** START Material **

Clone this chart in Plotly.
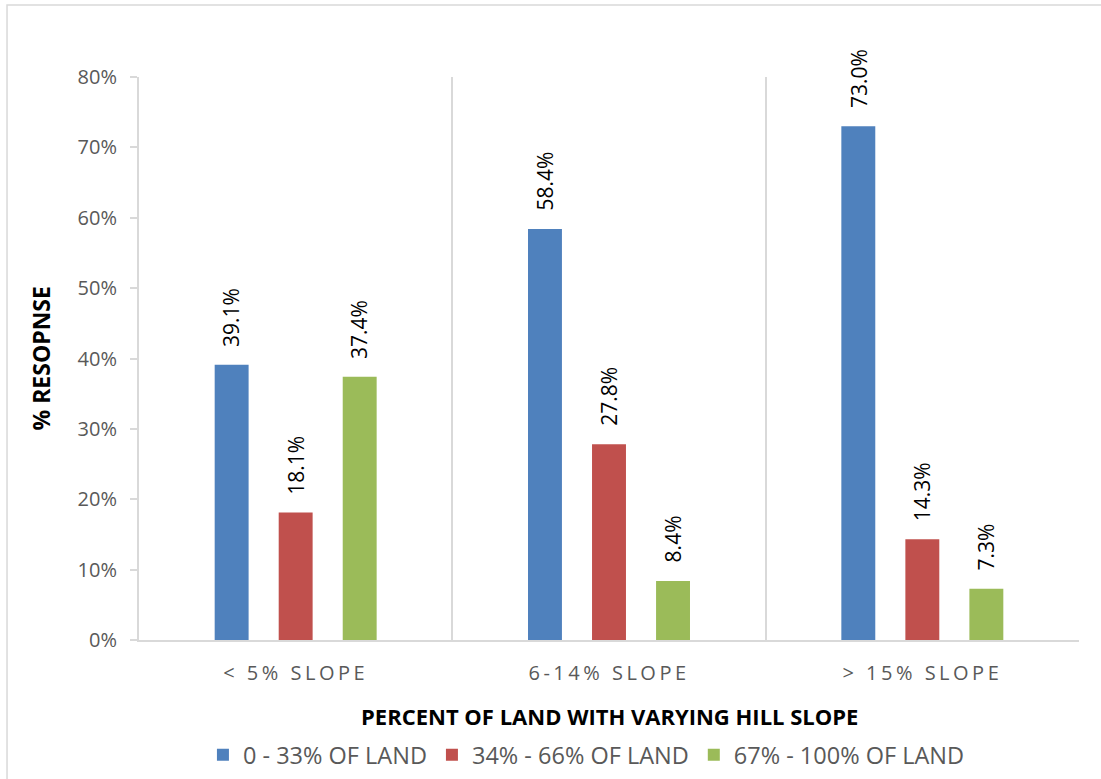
import plotly.graph_objects as go

categories = ["< 5% SLOPE", "6-14% SLOPE", "> 15% SLOPE"]
series_names = ["0 - 33% OF LAND", "34% - 66% OF LAND", "67% - 100% OF LAND"]
low_land = [0.391, 0.584, 0.730]
mid_land = [0.181, 0.278, 0.143]
high_land = [0.374, 0.084, 0.073]
colors = ["#4F81BD", "#C0504D", "#9BBB59"]
label_shift = [-64, 0, 64]

fig = go.Figure()
for name, vals, col, shift in zip(series_names, [low_land, mid_land, high_land], colors, label_shift):
    fig.add_trace(go.Bar(
        x=categories, y=vals, name=name, marker=dict(color=col, line=dict(width=0)),
    ))
    for c, v in zip(categories, vals):
        fig.add_annotation(
            x=c, y=v, xref="x", yref="y", text=f"{v*100:.1f}%", showarrow=False,
            textangle=-90, xanchor="center", yanchor="bottom", xshift=shift, yshift=16,
            font=dict(family="Open Sans", size=21, color="#000000"),
        )

fig.update_layout(
    width=1101, height=779,
    margin=dict(l=139, r=22, t=77, b=139),
    paper_bgcolor="white", plot_bgcolor="white",
    barmode="group", bargap=0.387, bargroupgap=0.47,
    font=dict(family="Open Sans", color="#595959", size=18),
    legend=dict(orientation="h", x=0.476, xanchor="center", yref="container", y=0.031, yanchor="middle",
                font=dict(size=23.5, color="#595959"), itemwidth=30, traceorder="normal"),
    xaxis=dict(
        tickson="boundaries", showgrid=True, gridcolor="#d9d9d9", gridwidth=1.5,
        showline=True, linecolor="#d9d9d9", linewidth=2, ticks="",
        tickfont=dict(size=20, color="#595959"), ticklabelstandoff=14,
        automargin=False,
    ),
    yaxis=dict(
        range=[0, 0.8], dtick=0.1, tickformat=".0%", showgrid=False,
        showline=True, linecolor="#d9d9d9", linewidth=2,
        ticks="outside", ticklen=7, tickcolor="#d9d9d9", tickwidth=1.5,
        tickfont=dict(size=20, color="#595959"), ticklabelstandoff=9,
        zeroline=False, automargin=False,
    ),
)

fig.add_annotation(text="<b>PERCENT OF LAND WITH VARYING HILL SLOPE</b>", xref="paper", yref="paper",
                   x=0.5, y=-0.135, xanchor="center", yanchor="middle", showarrow=False,
                   font=dict(family="Open Sans", size=22, color="#000000"))
fig.add_annotation(text="<b>% RESOPNSE</b>", xref="paper", yref="paper",
                   x=-0.1053, y=0.5, xanchor="center", yanchor="middle", showarrow=False, textangle=-90,
                   font=dict(family="Open Sans", size=23, color="#000000"))

fig.add_shape(type="rect", xref="paper", yref="paper",
              x0=-0.1404, x1=1.2, y0=-0.4, y1=1.128,
              line=dict(color="#d9d9d9", width=1.5), fillcolor="rgba(0,0,0,0)", layer="below")

post = "document.querySelectorAll('.xtick text').forEach(function(t){t.style.letterSpacing='3.5px';});"
fig.write_html("out.html", post_script=post)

** END Material **

== What the task asks ==
Copy the data exactly. Any picture it contains is to be omitted.

== Exercise output ==
Clone this chart in Plotly.
import plotly.graph_objects as go

categories = ["< 5% SLOPE", "6-14% SLOPE", "> 15% SLOPE"]
series_names = ["0 - 33% OF LAND", "34% - 66% OF LAND", "67% - 100% OF LAND"]
low_land = [0.391, 0.584, 0.730]
mid_land = [0.181, 0.278, 0.143]
high_land = [0.374, 0.084, 0.073]
colors = ["#4F81BD", "#C0504D", "#9BBB59"]
label_shift = [-64, 0, 64]

fig = go.Figure()
for name, vals, col, shift in zip(series_names, [low_land, mid_land, high_land], colors, label_shift):
    fig.add_trace(go.Bar(
        x=categories, y=vals, name=name, marker=dict(color=col, line=dict(width=0)),
    ))
    for c, v in zip(categories, vals):
        fig.add_annotation(
            x=c, y=v, xref="x", yref="y", text=f"{v*100:.1f}%", showarrow=False,
            textangle=-90, xanchor="center", yanchor="bottom", xshift=shift, yshift=16,
            font=dict(family="Open Sans", size=21, color="#000000"),
        )

fig.update_layout(
    width=1101, height=779,
    margin=dict(l=139, r=22, t=77, b=139),
    paper_bgcolor="white", plot_bgcolor="white",
    barmode="group", bargap=0.387, bargroupgap=0.47,
    font=dict(family="Open Sans", color="#595959", size=18),
    legend=dict(orientation="h", x=0.476, xanchor="center", yref="container", y=0.031, yanchor="middle",
                font=dict(size=23.5, color="#595959"), itemwidth=30, traceorder="normal"),
    xaxis=dict(
        tickson="boundaries", showgrid=True, gridcolor="#d9d9d9", gridwidth=1.5,
        showline=True, linecolor="#d9d9d9", linewidth=2, ticks="",
        tickfont=dict(size=20, color="#595959"), ticklabelstandoff=14,
        automargin=False,
    ),
    yaxis=dict(
        range=[0, 0.8], dtick=0.1, tickformat=".0%", showgrid=False,
        showline=True, linecolor="#d9d9d9", linewidth=2,
        ticks="outside", ticklen=7, tickcolor="#d9d9d9", tickwidth=1.5,
        tickfont=dict(size=20, color="#595959"), ticklabelstandoff=9,
        zeroline=False, automargin=False,
    ),
)

fig.add_annotation(text="<b>PERCENT OF LAND WITH VARYING HILL SLOPE</b>", xref="paper", yref="paper",
                   x=0.5, y=-0.135, xanchor="center", yanchor="middle", showarrow=False,
                   font=dict(family="Open Sans", size=22, color="#000000"))
fig.add_annotation(text="<b>% RESOPNSE</b>", xref="paper", yref="paper",
                   x=-0.1053, y=0.5, xanchor="center", yanchor="middle", showarrow=False, textangle=-90,
                   font=dict(family="Open Sans", size=23, color="#000000"))

fig.add_shape(type="rect", xref="paper", yref="paper",
              x0=-0.1404, x1=1.2, y0=-0.4, y1=1.128,
              line=dict(color="#d9d9d9", width=1.5), fillcolor="rgba(0,0,0,0)", layer="below")

post = "document.querySelectorAll('.xtick text').forEach(function(t){t.style.letterSpacing='3.5px';});"
fig.write_html("out.html", post_script=post)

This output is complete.